Comcast is adding more social media representatives as it tries to work
on its reputation for inefficient, unresponsive or just plain rude
customer service.
It is tripling the size of its social media team to 60, and could add
more. That's just a tiny percentage of the thousands of customer service
people it has. But answering people faster on Twitter and Facebook is part of an overall push to improve customer service.
The country's biggest cable provider is promoting its customer service
efforts as regulators weigh whether to allow Comcast to buy the No. 2
cable company, Time Warner Cable,
in a $45 billion deal that would create an Internet and cable giant.
The combined company would serve nearly 30 percent of cable TV
subscribers and more than half of high-speed Internet subscribers.
That's raised an outcry from consumer advocates who say the combined
company would have too much control over the country's Internet access.
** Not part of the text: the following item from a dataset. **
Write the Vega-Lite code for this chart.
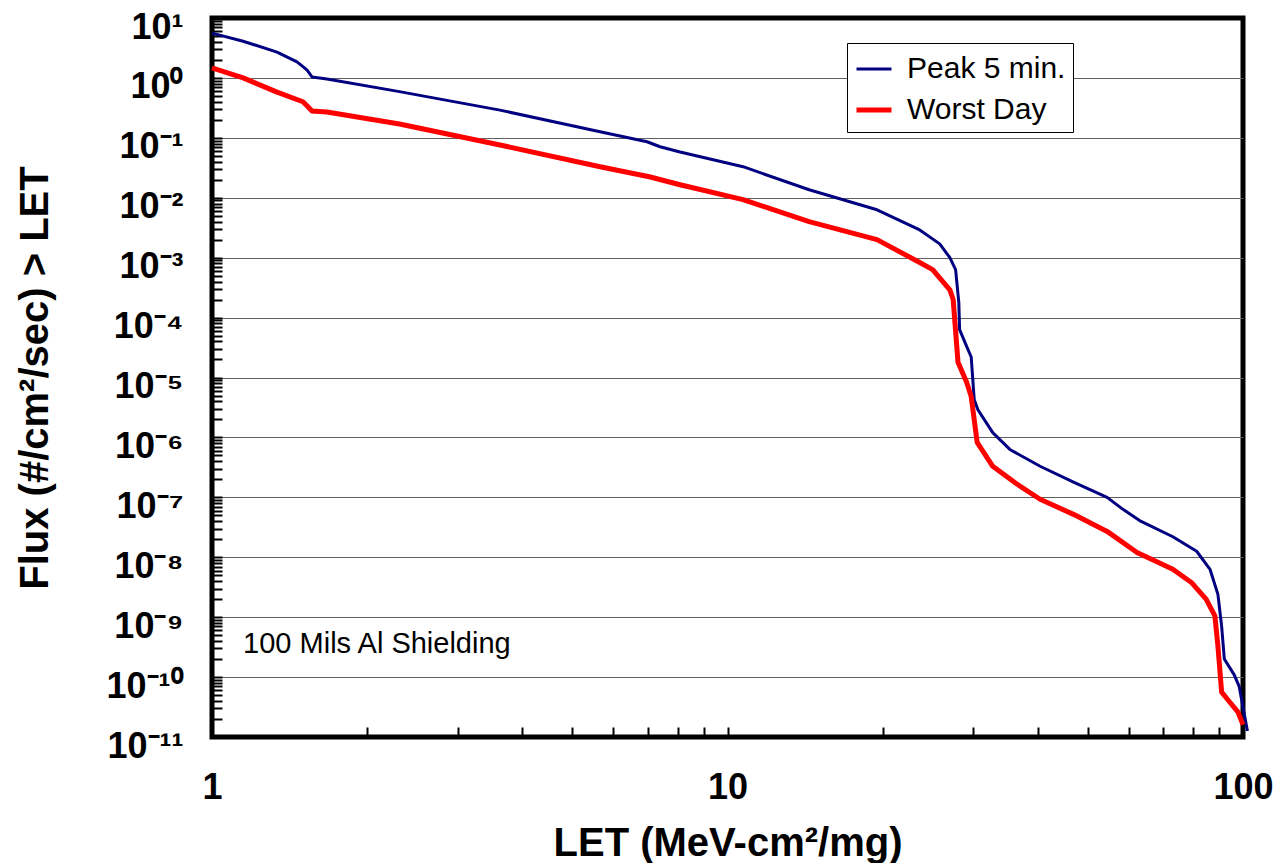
{
  "$schema": "https://vega.github.io/schema/vega-lite/v6.json",
  "width": 1031,
  "height": 719,
  "autosize": "none",
  "padding": {"left": 212, "top": 18, "right": 36, "bottom": 126},
  "background": "white",
  "config": {
    "view": {"stroke": "black", "strokeWidth": 5},
    "font": "Liberation Sans",
    "axis": {
      "labelFont": "Liberation Sans",
      "labelFontWeight": "bold",
      "labelFontSize": 36,
      "labelColor": "black",
      "titleFont": "Liberation Sans",
      "titleFontSize": 40,
      "titleFontWeight": "bold",
      "titleColor": "black",
      "ticks": true,
      "tickColor": "black",
      "tickWidth": 2,
      "tickSize": -10,
      "domain": false
    },
    "legend": {
      "labelFont": "Liberation Sans",
      "labelFontSize": 30,
      "labelColor": "black",
      "labelOffset": 13,
      "symbolType": "stroke",
      "symbolSize": 1225,
      "padding": 7,
      "rowPadding": 6,
      "strokeColor": "black",
      "fillColor": "white",
      "cornerRadius": 0
    }
  },
  "datasets": {
    "curves": [
      {"series": "Peak 5 min.", "let": 1.0, "flux": 5.6},
      {"series": "Peak 5 min.", "let": 1.149, "flux": 4.1},
      {"series": "Peak 5 min.", "let": 1.337, "flux": 2.7},
      {"series": "Peak 5 min.", "let": 1.462, "flux": 1.85},
      {"series": "Peak 5 min.", "let": 1.528, "flux": 1.36},
      {"series": "Peak 5 min.", "let": 1.563, "flux": 1.04},
      {"series": "Peak 5 min.", "let": 1.671, "flux": 0.96},
      {"series": "Peak 5 min.", "let": 2.31, "flux": 0.59},
      {"series": "Peak 5 min.", "let": 3.62, "flux": 0.29},
      {"series": "Peak 5 min.", "let": 5.66, "flux": 0.126},
      {"series": "Peak 5 min.", "let": 6.98, "flux": 0.086},
      {"series": "Peak 5 min.", "let": 7.4, "flux": 0.071},
      {"series": "Peak 5 min.", "let": 8.09, "flux": 0.058},
      {"series": "Peak 5 min.", "let": 10.72, "flux": 0.033},
      {"series": "Peak 5 min.", "let": 14.4, "flux": 0.0136},
      {"series": "Peak 5 min.", "let": 19.5, "flux": 0.0063},
      {"series": "Peak 5 min.", "let": 23.6, "flux": 0.0029},
      {"series": "Peak 5 min.", "let": 25.8, "flux": 0.0017},
      {"series": "Peak 5 min.", "let": 27.0, "flux": 0.001},
      {"series": "Peak 5 min.", "let": 27.7, "flux": 0.00063},
      {"series": "Peak 5 min.", "let": 28.1, "flux": 0.00018},
      {"series": "Peak 5 min.", "let": 28.2, "flux": 0.000063},
      {"series": "Peak 5 min.", "let": 29.1, "flux": 0.000033},
      {"series": "Peak 5 min.", "let": 29.7, "flux": 0.000022},
      {"series": "Peak 5 min.", "let": 30.1, "flux": 0.0000043},
      {"series": "Peak 5 min.", "let": 30.6, "flux": 0.0000029},
      {"series": "Peak 5 min.", "let": 32.7, "flux": 0.0000012},
      {"series": "Peak 5 min.", "let": 35.3, "flux": 6.3e-7},
      {"series": "Peak 5 min.", "let": 40.4, "flux": 3.3e-7},
      {"series": "Peak 5 min.", "let": 46.9, "flux": 1.8e-7},
      {"series": "Peak 5 min.", "let": 54.5, "flux": 1.0e-7},
      {"series": "Peak 5 min.", "let": 58.5, "flux": 6.3e-8},
      {"series": "Peak 5 min.", "let": 63.3, "flux": 4.0e-8},
      {"series": "Peak 5 min.", "let": 73.1, "flux": 2.2e-8},
      {"series": "Peak 5 min.", "let": 81.3, "flux": 1.26e-8},
      {"series": "Peak 5 min.", "let": 86.3, "flux": 6.3e-9},
      {"series": "Peak 5 min.", "let": 89.4, "flux": 2.4e-9},
      {"series": "Peak 5 min.", "let": 90.9, "flux": 7e-10},
      {"series": "Peak 5 min.", "let": 92.0, "flux": 2e-10},
      {"series": "Peak 5 min.", "let": 96.1, "flux": 1.1e-10},
      {"series": "Peak 5 min.", "let": 98.3, "flux": 7e-11},
      {"series": "Peak 5 min.", "let": 102.0, "flux": 1.26e-11},
      {"series": "Worst Day", "let": 1.0, "flux": 1.47},
      {"series": "Worst Day", "let": 1.149, "flux": 1.0},
      {"series": "Worst Day", "let": 1.337, "flux": 0.58},
      {"series": "Worst Day", "let": 1.501, "flux": 0.40},
      {"series": "Worst Day", "let": 1.535, "flux": 0.33},
      {"series": "Worst Day", "let": 1.563, "flux": 0.28},
      {"series": "Worst Day", "let": 1.671, "flux": 0.27},
      {"series": "Worst Day", "let": 2.31, "flux": 0.17},
      {"series": "Worst Day", "let": 3.62, "flux": 0.076},
      {"series": "Worst Day", "let": 5.66, "flux": 0.033},
      {"series": "Worst Day", "let": 7.05, "flux": 0.0224},
      {"series": "Worst Day", "let": 8.09, "flux": 0.0165},
      {"series": "Worst Day", "let": 10.72, "flux": 0.0093},
      {"series": "Worst Day", "let": 14.4, "flux": 0.004},
      {"series": "Worst Day", "let": 19.5, "flux": 0.002},
      {"series": "Worst Day", "let": 23.6, "flux": 0.00083},
      {"series": "Worst Day", "let": 25.0, "flux": 0.00063},
      {"series": "Worst Day", "let": 27.0, "flux": 0.00029},
      {"series": "Worst Day", "let": 27.4, "flux": 0.0002},
      {"series": "Worst Day", "let": 28.0, "flux": 0.000018},
      {"series": "Worst Day", "let": 29.1, "flux": 0.0000083},
      {"series": "Worst Day", "let": 29.7, "flux": 0.0000048},
      {"series": "Worst Day", "let": 30.5, "flux": 8.3e-7},
      {"series": "Worst Day", "let": 32.7, "flux": 3.3e-7},
      {"series": "Worst Day", "let": 36.3, "flux": 1.7e-7},
      {"series": "Worst Day", "let": 40.4, "flux": 9.3e-8},
      {"series": "Worst Day", "let": 46.9, "flux": 5.2e-8},
      {"series": "Worst Day", "let": 54.5, "flux": 2.7e-8},
      {"series": "Worst Day", "let": 62.3, "flux": 1.2e-8},
      {"series": "Worst Day", "let": 73.1, "flux": 6.3e-9},
      {"series": "Worst Day", "let": 79.4, "flux": 3.8e-9},
      {"series": "Worst Day", "let": 84.8, "flux": 2.0e-9},
      {"series": "Worst Day", "let": 88.2, "flux": 1.05e-9},
      {"series": "Worst Day", "let": 89.4, "flux": 3.3e-10},
      {"series": "Worst Day", "let": 90.9, "flux": 5.6e-11},
      {"series": "Worst Day", "let": 94.3, "flux": 3.8e-11},
      {"series": "Worst Day", "let": 97.8, "flux": 2.6e-11},
      {"series": "Worst Day", "let": 100.0, "flux": 1.6e-11}
    ],
    "notes": [
      {"let": 1.149, "flux": 3.5e-10, "label": "100 Mils Al Shielding"}
    ]
  },
  "layer": [
    {
      "data": {"name": "curves"},
      "mark": {"type": "line", "clip": false, "strokeJoin": "round"},
      "encoding": {
        "x": {
          "field": "let",
          "type": "quantitative",
          "scale": {"type": "log", "domain": [1, 100], "nice": false},
          "axis": {
            "title": "LET (MeV-cm²/mg)",
            "values": [1, 2, 3, 4, 5, 6, 7, 8, 9, 10, 20, 30, 40, 50, 60, 70, 80, 90, 100],
            "labelExpr": "(datum.value == 1 || datum.value == 10 || datum.value == 100) ? ('' + datum.value) : ''",
            "grid": false,
            "labelPadding": 43,
            "labelBaseline": "top",
            "titlePadding": 18,
            "labelFlush": false,
            "labelOverlap": false,
            "zindex": 2
          }
        },
        "y": {
          "field": "flux",
          "type": "quantitative",
          "scale": {"type": "log", "domain": [1e-11, 10], "nice": false},
          "axis": {
            "title": "Flux (#/cm²/sec) > LET",
            "values": [1e-11, 2e-11, 3e-11, 4e-11, 5e-11, 6e-11, 7e-11, 8e-11, 9e-11,
                       1e-10, 2e-10, 3e-10, 4e-10, 5e-10, 6e-10, 7e-10, 8e-10, 9e-10,
                       1e-9, 2e-9, 3e-9, 4e-9, 5e-9, 6e-9, 7e-9, 8e-9, 9e-9,
                       1e-8, 2e-8, 3e-8, 4e-8, 5e-8, 6e-8, 7e-8, 8e-8, 9e-8,
                       1e-7, 2e-7, 3e-7, 4e-7, 5e-7, 6e-7, 7e-7, 8e-7, 9e-7,
                       1e-6, 2e-6, 3e-6, 4e-6, 5e-6, 6e-6, 7e-6, 8e-6, 9e-6,
                       1e-5, 2e-5, 3e-5, 4e-5, 5e-5, 6e-5, 7e-5, 8e-5, 9e-5,
                       1e-4, 2e-4, 3e-4, 4e-4, 5e-4, 6e-4, 7e-4, 8e-4, 9e-4,
                       1e-3, 2e-3, 3e-3, 4e-3, 5e-3, 6e-3, 7e-3, 8e-3, 9e-3,
                       0.01, 0.02, 0.03, 0.04, 0.05, 0.06, 0.07, 0.08, 0.09,
                       0.1, 0.2, 0.3, 0.4, 0.5, 0.6, 0.7, 0.8, 0.9,
                       1, 2, 3, 4, 5, 6, 7, 8, 9, 10],
            "labelExpr": "(abs(log(datum.value)/LN10 - round(log(datum.value)/LN10)) < 0.001) ? ('10' + (round(log(datum.value)/LN10) < 0 ? '⁻' : '') + ['⁰','¹','²','³','⁴','⁵','⁶','⁷','⁸','⁹','¹⁰','¹¹'][abs(round(log(datum.value)/LN10))]) : ''",
            "grid": true,
            "gridColor": "#606060",
            "gridWidth": 1.2,
            "gridOpacity": {
              "condition": {
                "test": "abs(log(datum.value)/LN10 - round(log(datum.value)/LN10)) < 0.001 && datum.value > 2e-11 && datum.value < 5",
                "value": 1
              },
              "value": 0
            },
            "labelPadding": 39,
            "labelOffset": 9,
            "titlePadding": 50,
            "labelFlush": false,
            "labelOverlap": false
          }
        },
        "color": {
          "field": "series",
          "type": "nominal",
          "scale": {"domain": ["Peak 5 min.", "Worst Day"], "range": ["#000080", "#ff0000"]},
          "legend": {"orient": "none", "legendX": 635, "legendY": 25, "title": null}
        },
        "strokeWidth": {
          "field": "series",
          "type": "nominal",
          "scale": {"domain": ["Peak 5 min.", "Worst Day"], "range": [3, 5]},
          "legend": {"orient": "none", "legendX": 635, "legendY": 25, "title": null}
        }
      }
    },
    {
      "data": {"name": "notes"},
      "mark": {"type": "text", "align": "left", "baseline": "middle", "fontSize": 29, "font": "Liberation Sans", "color": "black"},
      "encoding": {
        "x": {"field": "let", "type": "quantitative"},
        "y": {"field": "flux", "type": "quantitative"},
        "text": {"field": "label", "type": "nominal"}
      }
    }
  ]
}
And the company's reputation for treating customers badly — calling them
names, making it difficult to cancel service, requiring multiple
visits, calls and emails to fix problems, tacking on fees, passing
customers from call center employee to employee — hasn't helped it sell
the deal to the public.
The company has a "multiyear road map" to fix its problems, and "still
has a lot of work left to do," said Tom Karinshak, the senior vice
president of customer service for Comcast Cable.
Comcast's spending on customer service has increased in the past few
years, rising about 5 percent in both 2013 and 2014, to $2.21 billion
last year.
Comcast Corp., which is based in Philadelphia, announced its social
media push on Monday. It aims to answer complaints on Facebook, Twitter
and possibly other forums in 30 minutes. It now often takes far longer
than that — more than a week for many recent answers to customer
complaints with its @ComcastCares service account. DirecTV, a satellite
TV competitor, and other big cable companies Charter and Time Warner
Cable have recent replies on Twitter that come within a day or just
hours of a complaint.
As for other improvements, Karinshak said Comcast has added more
appointment hours in evenings and weekends, let customers return
equipment at UPS stores and been able to reduce the number of times
technicians have to make multiple service trips to fix problems.
For customers on the phone, Comcast said a change in its computer systems lets employees spend less time on data entry.
The company is also testing an app that lets people know how far away a
technician is and shows a picture of the technician. It is also working
on redesigning its bills and simplifying promotional packages — the
cheaper prices you pay for a limited time after signing up.